Brown also laid into Clegg for being “anti-American”, while Cameron described Lib Dem proposals for a straight in-out referendum on Britain’s membership of the European Union as a “con”.

But these attacks aside, and despite the essential and unprecedented parity between the three parties in recent polls, the prime minister and leader of the opposition focused on undermining each other’s policies rather than confronting the growing Lib Dem threat.

Cameron said Labour was trying to “frighten you” into backing the Conservatives. Brown said the recovery was “put at risk by Conservative policies”.

Both men may have been justified in refusing to change their overall approach, despite the apparently campaign-changing developments of the last week.

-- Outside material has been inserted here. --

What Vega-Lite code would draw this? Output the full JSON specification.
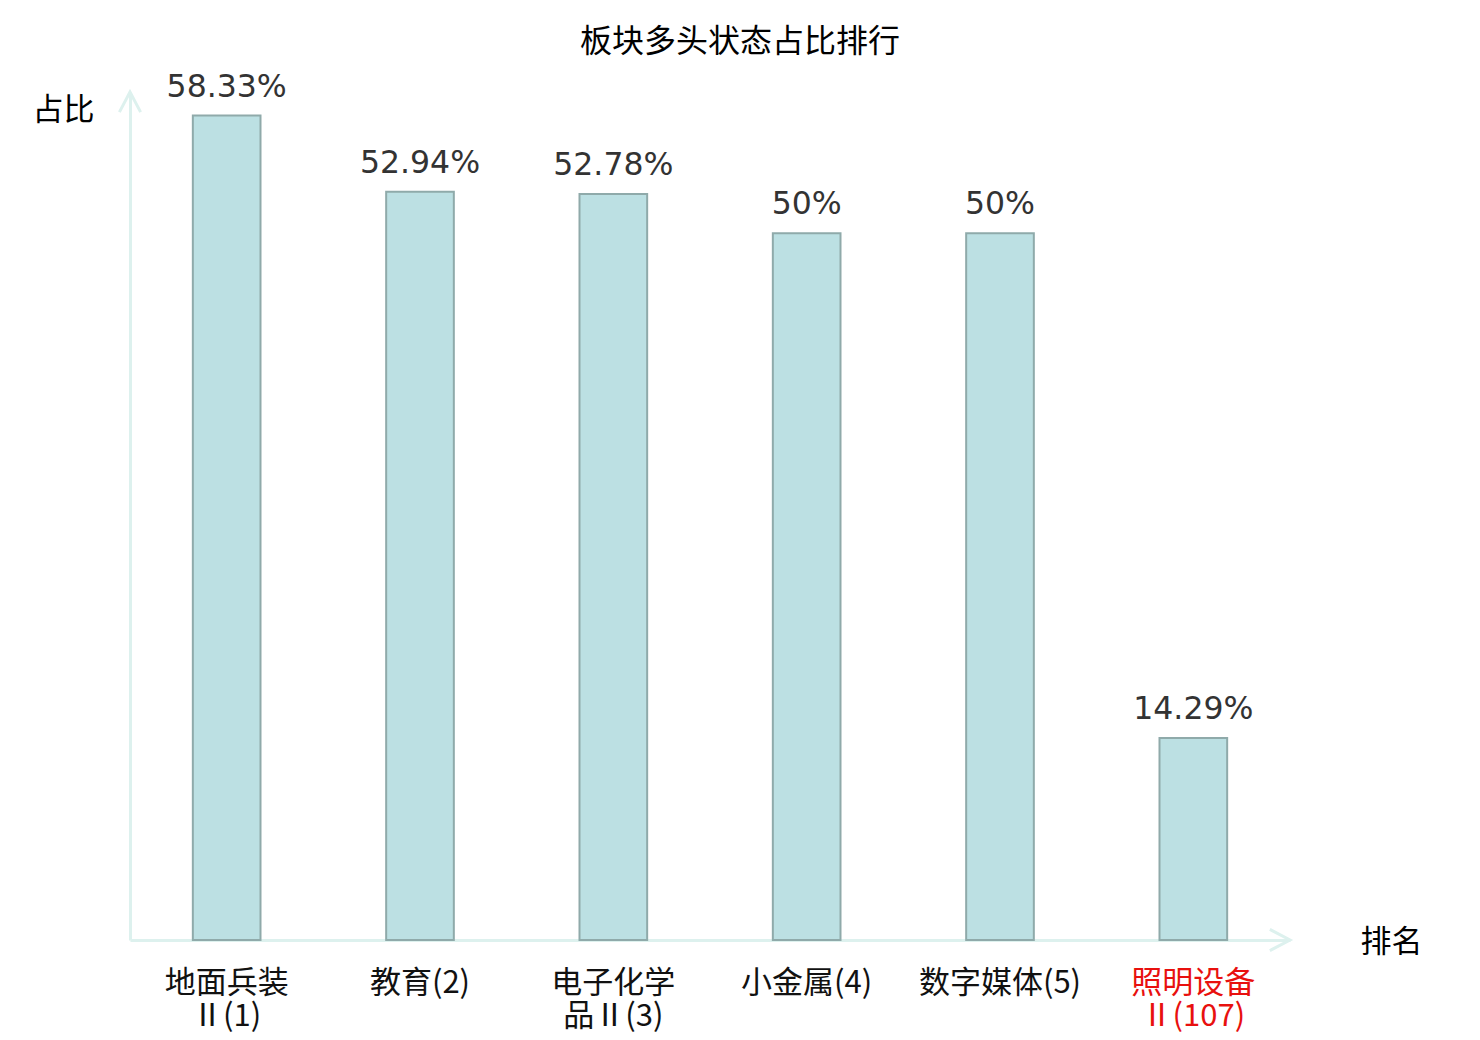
{
  "$schema": "https://vega.github.io/schema/vega-lite/v6.json",
  "width": 1160,
  "height": 848,
  "autosize": {"type": "none"},
  "padding": {"left": 130, "top": 92, "right": 190, "bottom": 100},
  "background": "white",
  "title": {
    "text": "板块多头状态占比排行",
    "font": "Noto Sans CJK SC",
    "fontSize": 32,
    "fontWeight": "normal",
    "color": "#000000",
    "anchor": "middle",
    "dx": 30,
    "offset": 13
  },
  "config": {
    "view": {"stroke": null},
    "font": "DejaVu Sans"
  },
  "layer": [
    {
      "data": {
        "values": [
          {"name": "地面兵装Ⅱ(1)", "ratio": 0.5833},
          {"name": "教育(2)", "ratio": 0.5294},
          {"name": "电子化学品Ⅱ(3)", "ratio": 0.5278},
          {"name": "小金属(4)", "ratio": 0.5},
          {"name": "数字媒体(5)", "ratio": 0.5},
          {"name": "照明设备Ⅱ(107)", "ratio": 0.1429}
        ]
      },
      "encoding": {
        "x": {
          "field": "name",
          "type": "nominal",
          "sort": null,
          "scale": {"paddingInner": 0.65, "paddingOuter": 0.325},
          "axis": {
            "title": "排名",
            "titleFont": "Noto Sans CJK SC",
            "titleFontSize": 31,
            "titleFontWeight": "normal",
            "titleColor": "#000000",
            "titleAngle": 0,
            "titleX": 1261,
            "titleY": 2,
            "titleAlign": "center",
            "titleBaseline": "middle",
            "labelAngle": 0,
            "labelFont": "Noto Sans CJK SC",
            "labelFontSize": 31,
            "labelColor": {
              "condition": {"test": "datum.value == '照明设备Ⅱ(107)'", "value": "#e8100e"},
              "value": "#111111"
            },
            "labelPadding": 28,
            "labelLineHeight": 33,
            "labelExpr": "length(datum.label) > 7 ? [substring(datum.label, 0, 4), substring(datum.label, 4)] : datum.label",
            "ticks": false,
            "domainColor": "#ddf1ee",
            "domainWidth": 3,
            "grid": false
          }
        },
        "y": {
          "field": "ratio",
          "type": "quantitative",
          "scale": {"domain": [0, 0.6], "nice": false},
          "axis": {
            "title": "占比",
            "titleFont": "Noto Sans CJK SC",
            "titleFontSize": 31,
            "titleFontWeight": "normal",
            "titleColor": "#000000",
            "titleAngle": 0,
            "titleX": -67,
            "titleY": 18,
            "titleAlign": "center",
            "titleBaseline": "middle",
            "labels": false,
            "ticks": false,
            "grid": false,
            "domainColor": "#ddf1ee",
            "domainWidth": 3
          }
        }
      },
      "layer": [
        {
          "mark": {"type": "bar", "fill": "#bce0e3", "stroke": "#8faaaa", "strokeWidth": 2}
        },
        {
          "mark": {"type": "text", "baseline": "alphabetic", "dy": -19, "fontSize": 31.5, "color": "#333333", "font": "DejaVu Sans"},
          "encoding": {
            "text": {"field": "ratio", "type": "quantitative", "format": ".2~%"}
          }
        }
      ]
    },
    {
      "data": {
        "values": [
          {"ax": 0, "ay": 0.6, "dir": "up"},
          {"ax": 1, "ay": 0, "dir": "right"}
        ]
      },
      "mark": {"type": "point", "filled": false, "strokeWidth": 3, "size": 450, "color": "#ddf1ee", "opacity": 1},
      "encoding": {
        "x": {"field": "ax", "type": "quantitative", "scale": {"domain": [0, 1], "nice": false, "zero": false}, "axis": null},
        "y": {"field": "ay", "type": "quantitative"},
        "shape": {
          "field": "dir",
          "type": "nominal",
          "scale": {"domain": ["up", "right"], "range": ["M-1,1.9L0,0L1,1.9", "M-1.9,-1L0,0L-1.9,1"]},
          "legend": null
        }
      }
    }
  ],
  "resolve": {"scale": {"x": "independent"}}
}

While Cameron’s best section was his “very, very angry” outburst against Labour “lies” over alleged Tory plans to cut measures helping elderly people, the prime minister was at his most prime ministerial when he unconsciously adopted the No 10 mindset. On Europe, for example, he blurted out: “I need to work with these other countries.”

Brown and Cameron were at their most united not in ganging up on Clegg, as many pundits had predicted, but during the section on a hung parliament.

Despite prompts from the moderator, both men emphasised the “fundamental disagreement” which existed between Labour and the Conservatives on how to deal with the deficit in the next 12 months. The issue dominated the first week of the campaign and has rumbled along, unresolved, ever since.

It was this fixation with each other’s policies that led to their biggest error. For while they used their ‘free debate’ time to target each other, Clegg was slowly accumulating a series of statements designed to quell the fears about a hung parliament raised in the last seven days.

“The world won’t end. We’ll talk to each other to provide the good government, the sound government, that you deserve,” he said.

“You deserve a government where we put your interests first and don’t allow everything, constantly, to be hijacked by political pointscoring.”

Earlier the most striking section of the debate followed a question about restoring faith in politics and politicians. Clegg, again directly addressing the British people by looking into the camera (this time copied by Cameron, but not Brown), delivered an impassioned appeal to those who appeared to be wavering in his favour. “Get stuck in!” he urged the disaffected. “It’s your country, it’s your future, assert your right to vote, to shape your own future.”

As last week, placing the Lib Dem leader on a podium next to his two main counterparts has given him a huge boost. Cameron and Brown expended so much energy attacking each other they were simply less effective in confronting Clegg, with the result he has still gained the most from tonight.

On one level, the sheer effrontery of Brown and Cameron’s decision to go for each other is breathtaking. On the other, as this morning’s headlines show, perhaps they have realised something we haven’t: intense press attention on the Lib Dems is doing a much better job of undermining Clegg than any of their efforts in tonight’s short 90-minute exchange. By that measure, all three leaders will have reason to be pleased by their performances.